Did you look at that statement with anything like a hint of skepticism? For if that were true and an established fact, the man wouldn't need a pardon, because the conviction would likely have been thrown out on appeal. But his appeals were dismissed.
So, where did you find that crap? And, you didn't willfully confuse Behenna's mere claim that "exculpatory evidence" was withheld with an actual fact, or did you?
Guy, I was in the Army for 11 years... Military Justice is an oxymoron. You don't get a jury of your peers, you get a hearing of seven officers who are eager to please their higher-ups. In Behenna's case, not a one of those officers had combat experience.
•On the evening of February 25th, prosecution expert witness Dr. Herbert MacDonell told the prosecution attorneys the only logical explanation for what happened was that Mansur had to be standing, reaching for LT Behenna's gun when he was shot. This contradicted the prosecution's theory that Mansur was executed while seated on a rock.
•On February 26th LT Behenna testified that while he was interrogating Mansur he turned his head towards his interpreter, and when he did, Mansur lunged for his gun. The LT fired a controlled pair of shots. This explanation was identical to what Dr. MacDonell told the prosecution team in a private meeting the night before.

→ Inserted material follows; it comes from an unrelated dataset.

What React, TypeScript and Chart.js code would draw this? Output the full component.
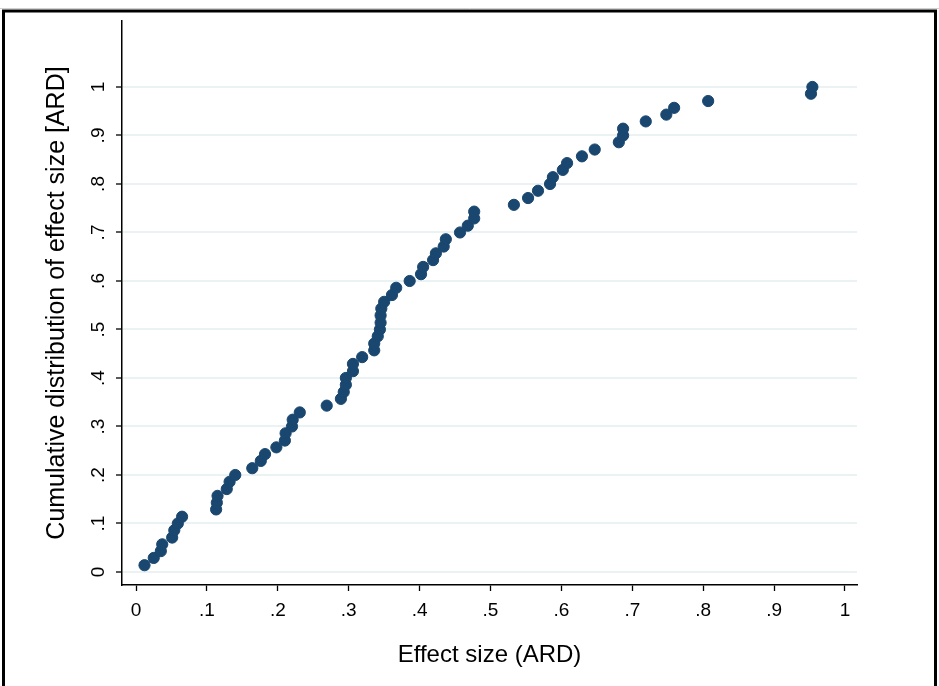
import React, { useEffect, useRef } from "react";
import { Chart, registerables } from "chart.js";

Chart.register(...registerables);

// Effect size (ARD) of each study, sorted
const effectSize = [
  0.012, 0.025, 0.035, 0.037, 0.051, 0.054, 0.059, 0.065, 0.113, 0.114,
  0.115, 0.128, 0.132, 0.140, 0.164, 0.176, 0.182, 0.198, 0.210, 0.211,
  0.220, 0.221, 0.231, 0.269, 0.289, 0.293, 0.296, 0.296, 0.306, 0.306,
  0.319, 0.336, 0.336, 0.341, 0.344, 0.345, 0.345, 0.346, 0.350, 0.361,
  0.367, 0.386, 0.402, 0.405, 0.419, 0.423, 0.434, 0.437, 0.457, 0.468,
  0.477, 0.477, 0.533, 0.553, 0.567, 0.584, 0.588, 0.602, 0.608, 0.629,
  0.647, 0.681, 0.687, 0.687, 0.719, 0.748, 0.759, 0.807, 0.952, 0.954,
];

// Cumulative distribution of effect size
const cumulative = [
  0.014, 0.029, 0.043, 0.057, 0.071, 0.086, 0.1, 0.114, 0.129, 0.143,
  0.157, 0.171, 0.186, 0.2, 0.214, 0.229, 0.243, 0.257, 0.271, 0.286,
  0.3, 0.314, 0.329, 0.343, 0.357, 0.371, 0.386, 0.4, 0.414, 0.429,
  0.443, 0.457, 0.471, 0.486, 0.5, 0.514, 0.529, 0.543, 0.557, 0.571,
  0.586, 0.6, 0.614, 0.629, 0.643, 0.657, 0.671, 0.686, 0.7, 0.714,
  0.729, 0.743, 0.757, 0.771, 0.786, 0.8, 0.814, 0.829, 0.843, 0.857,
  0.871, 0.886, 0.9, 0.914, 0.929, 0.943, 0.957, 0.971, 0.986, 1.0,
];

const xTickValues = [0, 0.1, 0.2, 0.3, 0.4, 0.5, 0.6, 0.7, 0.8, 0.9, 1];
const xTickLabels = ["0", ".1", ".2", ".3", ".4", ".5", ".6", ".7", ".8", ".9", "1"];
const yTickValues = [0, 0.1, 0.2, 0.3, 0.4, 0.5, 0.6, 0.7, 0.8, 0.9, 1];
const yTickLabels = ["0", ".1", ".2", ".3", ".4", ".5", ".6", ".7", ".8", ".9", "1"];

const xTitle = "Effect size (ARD)";
const yTitle = "Cumulative distribution of effect size [ARD]";

const FONT = "'Liberation Sans', Arial, Helvetica, sans-serif";
const MARKER = "#1a476f";
const GRID = "#eaf2f3";

const framePlugin = {
  id: "frame",
  beforeDraw(chart: any) {
    const { ctx, width, height } = chart;
    ctx.save();
    ctx.fillStyle = "#ffffff";
    ctx.fillRect(0, 0, width, height);
    ctx.restore();
  },
  afterDraw(chart: any) {
    const { ctx, width, height } = chart;
    ctx.save();
    ctx.strokeStyle = "#d0d0d0";
    ctx.lineWidth = 1;
    ctx.beginPath();
    ctx.moveTo(0, 8.5);
    ctx.lineTo(width, 8.5);
    ctx.stroke();
    ctx.strokeStyle = "#000000";
    ctx.lineWidth = 3;
    ctx.strokeRect(3.5, 11, width - 7, height + 20);
    ctx.restore();
  },
};

export default function App() {
  const ref = useRef<HTMLCanvasElement>(null);

  useEffect(() => {
    document.body.style.margin = "0";
    const points = effectSize.map((x, i) => ({ x, y: cumulative[i] }));
    const chart = new Chart(ref.current as HTMLCanvasElement, {
      type: "scatter",
      data: {
        datasets: [
          {
            data: points,
            backgroundColor: MARKER,
            borderColor: MARKER,
            borderWidth: 1,
            pointRadius: 5.6,
            pointHoverRadius: 5.6,
          },
        ],
      },
      options: {
        responsive: false,
        animation: false,
        devicePixelRatio: 1,
        layout: { padding: { left: 0, right: 82, top: 21, bottom: 0 } },
        plugins: {
          legend: { display: false },
          tooltip: { enabled: false },
        },
        scales: {
          x: {
            type: "linear",
            min: -0.01975,
            max: 1.01693,
            afterBuildTicks: (s: any) => {
              s.ticks = xTickValues.map((v) => ({ value: v }));
            },
            afterFit: (s: any) => {
              s.height = 101;
            },
            grid: {
              drawOnChartArea: false,
              drawTicks: true,
              tickLength: 6,
              tickColor: "#000",
              tickWidth: 1.3,
            },
            border: { display: true, color: "#000", width: 1.5 },
            ticks: {
              autoSkip: false,
              maxRotation: 0,
              minRotation: 0,
              padding: 8,
              color: "#000",
              font: { family: FONT, size: 19 },
              callback: (_v: any, i: number) => xTickLabels[i],
            },
            title: {
              display: true,
              text: xTitle,
              color: "#000",
              font: { family: FONT, size: 24 },
              padding: { top: 0, bottom: 16 },
            },
          },
          y: {
            type: "linear",
            min: -0.0268,
            max: 1.136,
            afterBuildTicks: (s: any) => {
              s.ticks = yTickValues.map((v) => ({ value: v }));
            },
            afterFit: (s: any) => {
              s.width = 122;
            },
            grid: {
              drawOnChartArea: true,
              color: GRID,
              lineWidth: 2,
              drawTicks: true,
              tickLength: 6,
              tickColor: "#000",
              tickWidth: 1.3,
            },
            border: { display: true, color: "#000", width: 1.5 },
            ticks: {
              autoSkip: false,
              minRotation: 90,
              maxRotation: 90,
              crossAlign: "center",
              padding: 9,
              color: "#000",
              font: { family: FONT, size: 19 },
              callback: (_v: any, i: number) => yTickLabels[i],
            },
            title: {
              display: true,
              text: yTitle,
              color: "#000",
              font: { family: FONT, size: 25 },
              padding: { top: 42, bottom: 0 },
            },
          },
        },
      },
      plugins: [framePlugin],
    } as any);
    return () => chart.destroy();
  }, []);

  return (
    <canvas
      ref={ref}
      width={939}
      height={686}
      style={{ display: "block", width: "939px", height: "686px" }}
    />
  );
}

•During a recess after 1LT Behenna's testimony, Dr. MacDonell met with the prosecution team and told them again that the LT's testimony was exactly what he had demonstrated to Prosecutors the day before and that the LT must be telling the truth. The prosecutors sent Dr. MacDonell home to New York. Leaving the courtroom, Dr. MacDonell told defense counsel he would have made a great witness for LT Behenna.
Deplorable injustice continues for Lt. Michael Behenna
Behenna is a murderer. He humiliated an Iraqi, interrogated him after the man had been exonerated, and, in the best reading, went about it so incompetently that the man had a chance to go after Behenna's weapon, and he couldn't control the situation without murdering the man. More likely, he was outraged and out of his mind that any of Those people had the unprecedented temerity to fight back against an occupying force.
Okay, let's take your argument, are you saying that this Iraqi was innocent, or that he was legitmately fighting an occupying force? If the latter, then the fault really lies with the politicians who sent Lt. Behenna over there, not the soldier who was doing the best he could under an unwinnable situation.
Hey, this funny thing happened after WWII. A bunch of old Nazis tried to keep fighting the war they obviously lost. The response was to take them out and shoot them.
Trump's pardon will be widely perceived, throughout the Arabic / Muslim world, as more evidence that mollycoddling murderers in the oh-so law-abiding and human rights-upholding West is the thing to do, not least because the lives of Those people count for nothing. How do you think that will play? Behenna's murderous rage, along with Trump's propensity to "stick it to Them", are likely to cost quite a few lives.
Um, yeah... funny thing... they were all killing us long before they ever heard of Lt. Behenna.
Sorry, man, you don't win a war by playing nice with the bad guys.
Now, myself, I have a simple solution. Get the hell out of the middle east. Stop arming them, stop picking sides, stop getting involved in their fights. But since the Oil Companies and Zionists dictate our policies, don't screw over the young men we send over there to do their dirty work.